There are a myriad of ways that obesity impedes a person’s health and lifestyle. Unfortunately, being overweight is quickly becoming the new norm. I love food, but I definitely want to teach my girls that they have to eat in moderation and exercise. Again, if obesity is normal, then I want my kids to be weird.
4. Half of All Marriages End in Divorce
This is a very sad statistic. Relationships are so key to living a fulfilling life and yet so many of our most intimate connections don’t last. I think most of us can agree that divorce is a painful, traumatic experience. It leaves emotional scars that effect us for years to come.
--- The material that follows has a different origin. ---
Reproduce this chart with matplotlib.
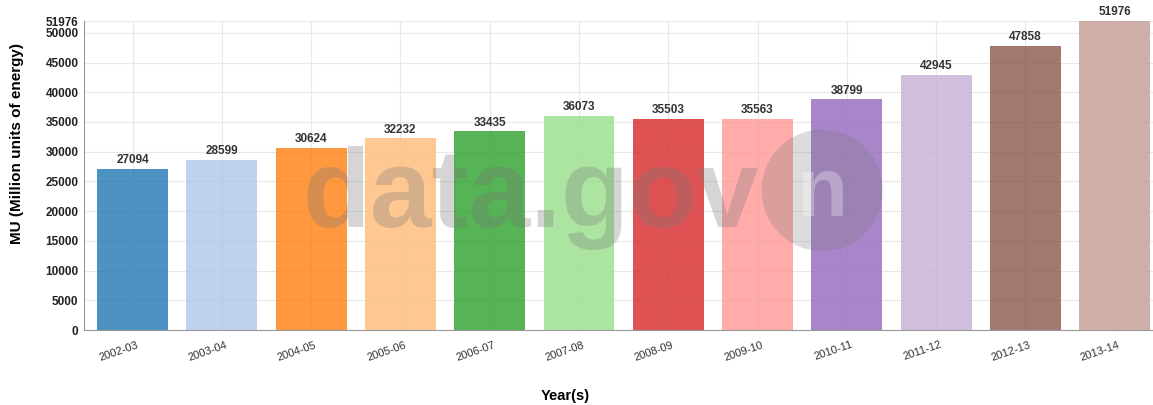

I certainly don’t want my daughters to have to go through this. I hope they can find loyal, gentle, loving husbands that treat them with all the respect and kindness they deserve. It used to be that divorce was a very rare and strange occurrence in this country. However, it now seems quite normal. We hardly even notice when it happens to others. I hope my daughters are weird and stay happily married until death do them part.
5. 65% of Americans Lose Sleep Due to Stress
We are a sleep-deprived nation. The CDC recognizes that insufficient sleep is a serious public health epidemic. Does that sound as odd to you as it does to me? Maybe not, because apparently it is quite normal for Americans to suffer from a lack of sleep. There are several reasons for this, but the stress that comes from our over-committed lifestyles is certainly a big factor.
I want my kids to find what seems to have eluded so many of us: a balanced, unhurried lifestyle. We try to do too much. We seem to think that constant busyness, stimulation and activity is what we need. Just look at how many things we enroll our kids in. They have soccer, dance, gymnastics, softball, summer camps, scouts, play dates and the list could go on and on. This is why they grow up stressed out and unable to sleep. They are too wound up! I’m raising my girls to be weird in this way. They do stuff, but we try to teach them balance and give them time to rest adequately.
6. About Half of Americans Don’t Go to Church
I personally believe that faith is an important part of a well-rounded life. Obviously, only about half of you are going to agree with me. In my mind, there are just so many reasons that going to church is so important. Putting the deeply spiritual reasons aside for a moment, I don’t know how my wife and I would have gotten through a few really tough patches if it hadn’t been for the support we received from our friends from church. They were there for us the whole way.
I want my kids to experience this same feeling of community that I’ve enjoyed over the years. I sincerely hope they will be weird in this way. I want them to discover the meaning and joy that comes from belonging to a body of believers. I know this is no longer the norm, but it is still something I want for my daughters.
7. Half of High School Seniors Have Used Drugs
Despite our best efforts, drug and alcohol use among teens is rampant. Our young folks just don’t seem to understand the risks they are taking when they engage in such behavior. According to the CDC, motor vehicle accidents are the leading cause of death for teens and over a quarter of fatal crashes involve alcohol.
I’m sure there is a lot of peer pressure involved in high school around drugs and alcohol. The need to fit in is often overwhelming. Studies show that parents that talk to their kids regularly about the risks involved in drug and alcohol abuse significantly reduce the chance their kids will succumb to this pressure. I’m going to do what I can to keep my kids from becoming one of these “normal” statistics.
I Want My Kids to Be Weird in So Many Ways
Hopefully, you can now see why I want my kids to be weird. What is so often normal nowadays is completely opposite from what I want for my kids. This means I have an uphill battle to fight. Society is very persuasive. Therefore, I know I’m going to have to be an engaged and active parent to counter these norms in our culture. Yes, I want my kids to be weird and I’m going to strive to make it so.